En aquella época, cuando el juego tenía tanta o más importancia que el resultado, El Gráfico era una referencia obligada. Una herramienta para entender y disfrutar del fútbol bien jugado. Los jugadores que aparecían en la tapa recibían una especie de confirmación de su calidad. Era porque lo merecían. Todavía el negocio no lograba imponer su lógica.
Mis recuerdos de pibe ligados a El Gráfico se inician con una foto de Alfredo Di Stéfano en el Bernabéu. La mirábamos como supongo que los devotos miran a sus dioses y a la cancha del Real Madrid como a un templo. Alguien llevó la revista al potrero y fue la única vez que algo que no fuera la pelota nos llamaba la atención y nos hizo demorar el comienzo del partido un rato largo.
Después me acuerdo de la secuencia fotográfica del famoso gol de Corbatta a la selección de Chile, cuando dejó a varios en el camino y no la empujaba nunca. Y del gol de Grillo a los ingleses desde un ángulo imposible que sólo el arte atorrante de los potreros concebía, para ganarles por primera vez.
Yo supe que Nazionale jugaba con galera y bastón en Lanús por El Gráfico. Un equipo, ese de Lanús, con Guidi de 5, que no salió campeón pero que entró en el recuerdo como uno de los mejores que se hayan visto en Argentina. Y nosotros, desde Bahía Blanca, aprendimos a admirarlo precisamente por El Gráfico, que por entonces era más respetuoso de los que jugaban bien que de los que ganaban de cualquier manera.

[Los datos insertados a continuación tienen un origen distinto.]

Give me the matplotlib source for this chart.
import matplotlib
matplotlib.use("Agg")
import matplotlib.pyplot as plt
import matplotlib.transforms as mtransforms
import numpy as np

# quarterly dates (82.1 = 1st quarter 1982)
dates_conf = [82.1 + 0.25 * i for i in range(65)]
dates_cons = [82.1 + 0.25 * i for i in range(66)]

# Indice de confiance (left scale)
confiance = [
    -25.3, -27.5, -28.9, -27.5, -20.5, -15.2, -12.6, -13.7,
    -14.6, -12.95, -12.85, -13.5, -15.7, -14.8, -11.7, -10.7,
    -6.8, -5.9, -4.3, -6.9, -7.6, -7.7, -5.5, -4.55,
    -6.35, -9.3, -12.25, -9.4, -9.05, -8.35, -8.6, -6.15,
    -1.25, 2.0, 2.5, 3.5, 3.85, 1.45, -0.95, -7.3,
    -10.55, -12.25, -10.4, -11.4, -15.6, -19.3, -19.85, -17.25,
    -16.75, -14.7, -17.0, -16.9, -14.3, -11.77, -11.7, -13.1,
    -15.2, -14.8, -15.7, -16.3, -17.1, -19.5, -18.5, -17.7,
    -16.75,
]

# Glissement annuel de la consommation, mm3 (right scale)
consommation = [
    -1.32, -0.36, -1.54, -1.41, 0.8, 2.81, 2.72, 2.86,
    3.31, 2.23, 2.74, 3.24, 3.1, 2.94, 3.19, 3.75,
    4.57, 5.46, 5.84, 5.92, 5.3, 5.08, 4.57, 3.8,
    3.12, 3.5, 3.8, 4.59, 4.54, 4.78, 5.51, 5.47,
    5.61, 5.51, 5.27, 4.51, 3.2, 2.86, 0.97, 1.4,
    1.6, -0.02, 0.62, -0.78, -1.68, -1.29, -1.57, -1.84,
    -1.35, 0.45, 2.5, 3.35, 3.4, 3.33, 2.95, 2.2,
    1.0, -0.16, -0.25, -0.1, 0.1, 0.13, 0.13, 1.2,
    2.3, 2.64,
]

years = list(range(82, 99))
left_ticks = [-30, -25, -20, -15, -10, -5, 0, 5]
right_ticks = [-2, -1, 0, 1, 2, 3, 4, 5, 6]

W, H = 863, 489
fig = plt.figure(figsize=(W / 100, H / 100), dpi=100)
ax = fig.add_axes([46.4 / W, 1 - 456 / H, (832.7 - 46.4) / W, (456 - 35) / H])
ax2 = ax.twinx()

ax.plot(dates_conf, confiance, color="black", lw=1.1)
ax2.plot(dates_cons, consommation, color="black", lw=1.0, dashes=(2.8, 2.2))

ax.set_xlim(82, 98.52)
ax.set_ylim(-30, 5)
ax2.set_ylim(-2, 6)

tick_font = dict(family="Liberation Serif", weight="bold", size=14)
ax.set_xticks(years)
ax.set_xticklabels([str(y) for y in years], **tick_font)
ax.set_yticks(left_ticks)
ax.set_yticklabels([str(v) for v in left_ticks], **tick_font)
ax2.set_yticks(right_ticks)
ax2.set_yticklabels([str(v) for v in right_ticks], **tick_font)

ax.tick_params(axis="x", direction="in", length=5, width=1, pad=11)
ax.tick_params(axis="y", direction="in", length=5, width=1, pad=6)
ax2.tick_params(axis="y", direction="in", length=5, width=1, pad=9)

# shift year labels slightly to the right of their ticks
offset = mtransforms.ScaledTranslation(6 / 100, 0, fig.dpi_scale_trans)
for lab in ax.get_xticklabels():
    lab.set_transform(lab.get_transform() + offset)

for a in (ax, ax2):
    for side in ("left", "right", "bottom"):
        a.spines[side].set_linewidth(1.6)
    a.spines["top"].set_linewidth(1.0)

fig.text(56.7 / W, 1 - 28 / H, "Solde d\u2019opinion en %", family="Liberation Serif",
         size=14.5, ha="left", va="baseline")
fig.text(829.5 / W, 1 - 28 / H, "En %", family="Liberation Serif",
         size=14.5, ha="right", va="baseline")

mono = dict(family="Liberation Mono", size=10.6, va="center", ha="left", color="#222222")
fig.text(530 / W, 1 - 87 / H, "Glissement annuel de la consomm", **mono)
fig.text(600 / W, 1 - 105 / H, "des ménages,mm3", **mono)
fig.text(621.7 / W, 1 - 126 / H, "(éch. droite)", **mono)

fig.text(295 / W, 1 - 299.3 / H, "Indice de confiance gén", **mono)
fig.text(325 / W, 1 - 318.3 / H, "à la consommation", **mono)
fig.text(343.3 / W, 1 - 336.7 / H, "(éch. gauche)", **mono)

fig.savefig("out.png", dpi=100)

Panzeri, Borocotó, Ardizzone y muchos otros de ese nivel analizaban el juego sin concesiones para los que revoleaban la pelota porque había que ganar. Y nos fueron educando, junto con los sabihondos del barrio, en esa línea, en esa idea que nunca más abandonamos.
Entendimos con El Gráfico de esos tiempos que al fútbol hay que sentirlo y después hay que pensarlo. Es decir, sensibilidad y conocimiento. Sin esas dos cualidades era imposible conocer este juego en profundidad y menos todavía emocionarnos con un buen pase, una gambeta oportuna, un gol bien elaborado.
Algunos años más tarde asistimos con pena y desasosiego a la invasión del negocio, que todo destruye, y poco a poco fueron desapareciendo de El Gráfico los periodistas que amaban el fútbol para dejarles paso a quienes amaban el beneficio rápido.
El juego tuvo menos importancia al lado del resultado conseguido como sea. La tapa ya no era para los que la merecían por su calidad, sino para aquellos que jugaban en los equipos de mayor convocatoria, porque vendían más.
Aparecieron las objeciones al buen juego si no conseguía el triunfo final. Las falsas disyuntivas como aquella que preguntaba «Qué es mejor, ¿jugar bien o ganar?». Las preguntas insólitas tipo «¿Qué es jugar bien?», y todo aquello fue quedando en el olvido. El Gráfico pasó a ser un elemento más del despojo de nuestros bienes comunes, porque el fútbol también lo es y también nos lo robaron. Tal vez por eso, porque perdió significado, El Gráfico fue desapareciendo poco a poco hasta esfumarse como si nunca hubiera existido.
No es que todo pasado haya sido mejor. Ni mucho menos. Ocurre que este presente del fútbol que se llevó por delante nuestros sentimientos junto con El Gráfico es un permanente llamado a la nostalgia. Pero también a la rebelión del no. Todos los que seguimos disfrutando del buen fútbol no nos resignamos a esta invasión del negocio. Por eso estamos convencidos de que el futuro del fútbol está en el pasado, en eso que nos enseñaba la revista El Gráfico, y seguimos creyendo que jugar bien es tan importante y valioso como ganar.